Goal
Copy out the listing that follows exactly, dropping every picture.

Dataset excerpt
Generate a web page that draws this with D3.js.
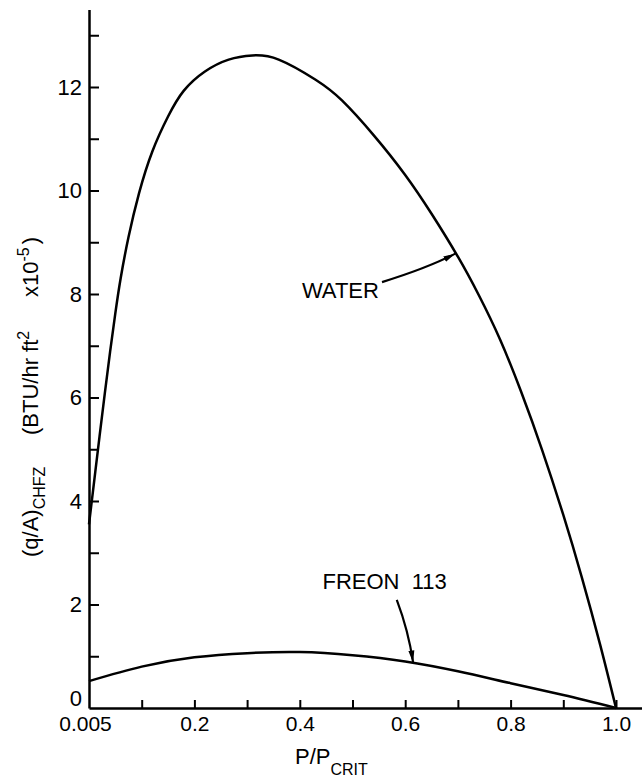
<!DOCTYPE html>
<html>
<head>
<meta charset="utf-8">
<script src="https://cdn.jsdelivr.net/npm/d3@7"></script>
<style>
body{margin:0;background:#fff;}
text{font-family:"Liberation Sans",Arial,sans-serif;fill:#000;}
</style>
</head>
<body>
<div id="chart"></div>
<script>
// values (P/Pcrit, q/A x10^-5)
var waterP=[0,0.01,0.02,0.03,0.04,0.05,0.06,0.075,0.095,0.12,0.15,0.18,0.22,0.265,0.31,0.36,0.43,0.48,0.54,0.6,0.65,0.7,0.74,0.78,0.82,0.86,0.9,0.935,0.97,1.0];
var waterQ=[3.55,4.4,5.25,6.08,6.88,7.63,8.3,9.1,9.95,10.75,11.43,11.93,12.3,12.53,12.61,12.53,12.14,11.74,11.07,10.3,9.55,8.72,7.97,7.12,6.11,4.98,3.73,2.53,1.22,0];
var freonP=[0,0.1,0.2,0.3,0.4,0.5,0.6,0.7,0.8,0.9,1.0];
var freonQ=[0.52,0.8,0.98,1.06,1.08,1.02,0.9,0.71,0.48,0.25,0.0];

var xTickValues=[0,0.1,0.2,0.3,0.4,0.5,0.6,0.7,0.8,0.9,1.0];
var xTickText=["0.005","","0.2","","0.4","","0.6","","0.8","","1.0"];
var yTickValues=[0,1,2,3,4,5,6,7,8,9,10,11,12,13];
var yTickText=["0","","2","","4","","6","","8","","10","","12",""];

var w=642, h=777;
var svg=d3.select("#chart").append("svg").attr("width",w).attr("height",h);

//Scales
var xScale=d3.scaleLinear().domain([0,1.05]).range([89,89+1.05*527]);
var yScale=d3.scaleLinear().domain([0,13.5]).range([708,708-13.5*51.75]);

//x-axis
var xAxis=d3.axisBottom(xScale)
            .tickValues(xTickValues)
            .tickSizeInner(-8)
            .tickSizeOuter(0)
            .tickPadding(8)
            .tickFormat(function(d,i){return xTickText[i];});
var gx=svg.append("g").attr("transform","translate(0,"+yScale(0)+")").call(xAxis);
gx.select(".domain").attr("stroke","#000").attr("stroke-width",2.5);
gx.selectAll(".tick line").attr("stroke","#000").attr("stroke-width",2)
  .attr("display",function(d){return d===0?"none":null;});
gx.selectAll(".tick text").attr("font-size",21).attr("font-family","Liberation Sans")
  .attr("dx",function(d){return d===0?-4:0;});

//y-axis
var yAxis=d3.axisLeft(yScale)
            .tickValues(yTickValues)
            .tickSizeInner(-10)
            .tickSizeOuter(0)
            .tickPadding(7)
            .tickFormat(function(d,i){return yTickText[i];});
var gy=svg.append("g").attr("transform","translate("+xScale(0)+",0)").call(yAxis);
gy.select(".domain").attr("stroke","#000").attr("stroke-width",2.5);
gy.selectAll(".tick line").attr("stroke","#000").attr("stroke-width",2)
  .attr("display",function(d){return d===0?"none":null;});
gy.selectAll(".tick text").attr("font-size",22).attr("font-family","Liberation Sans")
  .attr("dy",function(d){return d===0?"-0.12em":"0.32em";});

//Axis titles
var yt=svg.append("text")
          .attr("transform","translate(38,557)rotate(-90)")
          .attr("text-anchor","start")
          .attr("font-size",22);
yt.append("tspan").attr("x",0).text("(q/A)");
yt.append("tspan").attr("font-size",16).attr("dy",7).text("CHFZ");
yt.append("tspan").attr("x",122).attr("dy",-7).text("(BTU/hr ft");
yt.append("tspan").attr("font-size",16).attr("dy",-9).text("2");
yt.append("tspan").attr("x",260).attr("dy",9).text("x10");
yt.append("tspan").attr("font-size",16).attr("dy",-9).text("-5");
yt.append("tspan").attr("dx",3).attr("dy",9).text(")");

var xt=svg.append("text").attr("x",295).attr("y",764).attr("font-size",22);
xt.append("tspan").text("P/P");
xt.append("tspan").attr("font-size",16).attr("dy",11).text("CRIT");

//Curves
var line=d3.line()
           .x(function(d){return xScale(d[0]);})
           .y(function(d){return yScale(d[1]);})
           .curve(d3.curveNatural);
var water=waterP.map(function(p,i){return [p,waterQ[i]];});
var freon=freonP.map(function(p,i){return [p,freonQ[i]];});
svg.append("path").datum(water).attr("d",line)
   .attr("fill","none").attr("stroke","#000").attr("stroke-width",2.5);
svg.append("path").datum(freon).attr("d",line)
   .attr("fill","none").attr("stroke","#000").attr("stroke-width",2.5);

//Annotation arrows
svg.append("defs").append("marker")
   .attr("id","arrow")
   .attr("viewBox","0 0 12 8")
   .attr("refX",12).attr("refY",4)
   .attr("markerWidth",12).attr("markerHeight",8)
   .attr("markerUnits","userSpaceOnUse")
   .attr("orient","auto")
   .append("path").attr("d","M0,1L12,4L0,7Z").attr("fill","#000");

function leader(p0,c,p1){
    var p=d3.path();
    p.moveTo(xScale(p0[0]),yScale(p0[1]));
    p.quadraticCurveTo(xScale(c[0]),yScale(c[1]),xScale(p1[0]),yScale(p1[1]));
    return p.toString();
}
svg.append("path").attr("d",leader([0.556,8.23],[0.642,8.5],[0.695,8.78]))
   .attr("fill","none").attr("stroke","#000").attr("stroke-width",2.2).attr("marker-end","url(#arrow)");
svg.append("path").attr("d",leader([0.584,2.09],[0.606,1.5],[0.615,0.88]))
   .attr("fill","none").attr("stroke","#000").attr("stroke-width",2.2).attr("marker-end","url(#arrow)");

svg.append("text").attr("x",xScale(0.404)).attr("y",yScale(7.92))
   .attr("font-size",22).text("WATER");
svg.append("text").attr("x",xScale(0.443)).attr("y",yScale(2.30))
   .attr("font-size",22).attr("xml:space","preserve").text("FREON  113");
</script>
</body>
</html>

Response below
Generate a web page that draws this with D3.js.
<!DOCTYPE html>
<html>
<head>
<meta charset="utf-8">
<script src="https://cdn.jsdelivr.net/npm/d3@7"></script>
<style>
body{margin:0;background:#fff;}
text{font-family:"Liberation Sans",Arial,sans-serif;fill:#000;}
</style>
</head>
<body>
<div id="chart"></div>
<script>
// values (P/Pcrit, q/A x10^-5)
var waterP=[0,0.01,0.02,0.03,0.04,0.05,0.06,0.075,0.095,0.12,0.15,0.18,0.22,0.265,0.31,0.36,0.43,0.48,0.54,0.6,0.65,0.7,0.74,0.78,0.82,0.86,0.9,0.935,0.97,1.0];
var waterQ=[3.55,4.4,5.25,6.08,6.88,7.63,8.3,9.1,9.95,10.75,11.43,11.93,12.3,12.53,12.61,12.53,12.14,11.74,11.07,10.3,9.55,8.72,7.97,7.12,6.11,4.98,3.73,2.53,1.22,0];
var freonP=[0,0.1,0.2,0.3,0.4,0.5,0.6,0.7,0.8,0.9,1.0];
var freonQ=[0.52,0.8,0.98,1.06,1.08,1.02,0.9,0.71,0.48,0.25,0.0];

var xTickValues=[0,0.1,0.2,0.3,0.4,0.5,0.6,0.7,0.8,0.9,1.0];
var xTickText=["0.005","","0.2","","0.4","","0.6","","0.8","","1.0"];
var yTickValues=[0,1,2,3,4,5,6,7,8,9,10,11,12,13];
var yTickText=["0","","2","","4","","6","","8","","10","","12",""];

var w=642, h=777;
var svg=d3.select("#chart").append("svg").attr("width",w).attr("height",h);

//Scales
var xScale=d3.scaleLinear().domain([0,1.05]).range([89,89+1.05*527]);
var yScale=d3.scaleLinear().domain([0,13.5]).range([708,708-13.5*51.75]);

//x-axis
var xAxis=d3.axisBottom(xScale)
            .tickValues(xTickValues)
            .tickSizeInner(-8)
            .tickSizeOuter(0)
            .tickPadding(8)
            .tickFormat(function(d,i){return xTickText[i];});
var gx=svg.append("g").attr("transform","translate(0,"+yScale(0)+")").call(xAxis);
gx.select(".domain").attr("stroke","#000").attr("stroke-width",2.5);
gx.selectAll(".tick line").attr("stroke","#000").attr("stroke-width",2)
  .attr("display",function(d){return d===0?"none":null;});
gx.selectAll(".tick text").attr("font-size",21).attr("font-family","Liberation Sans")
  .attr("dx",function(d){return d===0?-4:0;});

//y-axis
var yAxis=d3.axisLeft(yScale)
            .tickValues(yTickValues)
            .tickSizeInner(-10)
            .tickSizeOuter(0)
            .tickPadding(7)
            .tickFormat(function(d,i){return yTickText[i];});
var gy=svg.append("g").attr("transform","translate("+xScale(0)+",0)").call(yAxis);
gy.select(".domain").attr("stroke","#000").attr("stroke-width",2.5);
gy.selectAll(".tick line").attr("stroke","#000").attr("stroke-width",2)
  .attr("display",function(d){return d===0?"none":null;});
gy.selectAll(".tick text").attr("font-size",22).attr("font-family","Liberation Sans")
  .attr("dy",function(d){return d===0?"-0.12em":"0.32em";});

//Axis titles
var yt=svg.append("text")
          .attr("transform","translate(38,557)rotate(-90)")
          .attr("text-anchor","start")
          .attr("font-size",22);
yt.append("tspan").attr("x",0).text("(q/A)");
yt.append("tspan").attr("font-size",16).attr("dy",7).text("CHFZ");
yt.append("tspan").attr("x",122).attr("dy",-7).text("(BTU/hr ft");
yt.append("tspan").attr("font-size",16).attr("dy",-9).text("2");
yt.append("tspan").attr("x",260).attr("dy",9).text("x10");
yt.append("tspan").attr("font-size",16).attr("dy",-9).text("-5");
yt.append("tspan").attr("dx",3).attr("dy",9).text(")");

var xt=svg.append("text").attr("x",295).attr("y",764).attr("font-size",22);
xt.append("tspan").text("P/P");
xt.append("tspan").attr("font-size",16).attr("dy",11).text("CRIT");

//Curves
var line=d3.line()
           .x(function(d){return xScale(d[0]);})
           .y(function(d){return yScale(d[1]);})
           .curve(d3.curveNatural);
var water=waterP.map(function(p,i){return [p,waterQ[i]];});
var freon=freonP.map(function(p,i){return [p,freonQ[i]];});
svg.append("path").datum(water).attr("d",line)
   .attr("fill","none").attr("stroke","#000").attr("stroke-width",2.5);
svg.append("path").datum(freon).attr("d",line)
   .attr("fill","none").attr("stroke","#000").attr("stroke-width",2.5);

//Annotation arrows
svg.append("defs").append("marker")
   .attr("id","arrow")
   .attr("viewBox","0 0 12 8")
   .attr("refX",12).attr("refY",4)
   .attr("markerWidth",12).attr("markerHeight",8)
   .attr("markerUnits","userSpaceOnUse")
   .attr("orient","auto")
   .append("path").attr("d","M0,1L12,4L0,7Z").attr("fill","#000");

function leader(p0,c,p1){
    var p=d3.path();
    p.moveTo(xScale(p0[0]),yScale(p0[1]));
    p.quadraticCurveTo(xScale(c[0]),yScale(c[1]),xScale(p1[0]),yScale(p1[1]));
    return p.toString();
}
svg.append("path").attr("d",leader([0.556,8.23],[0.642,8.5],[0.695,8.78]))
   .attr("fill","none").attr("stroke","#000").attr("stroke-width",2.2).attr("marker-end","url(#arrow)");
svg.append("path").attr("d",leader([0.584,2.09],[0.606,1.5],[0.615,0.88]))
   .attr("fill","none").attr("stroke","#000").attr("stroke-width",2.2).attr("marker-end","url(#arrow)");

svg.append("text").attr("x",xScale(0.404)).attr("y",yScale(7.92))
   .attr("font-size",22).text("WATER");
svg.append("text").attr("x",xScale(0.443)).attr("y",yScale(2.30))
   .attr("font-size",22).attr("xml:space","preserve").text("FREON  113");
</script>
</body>
</html>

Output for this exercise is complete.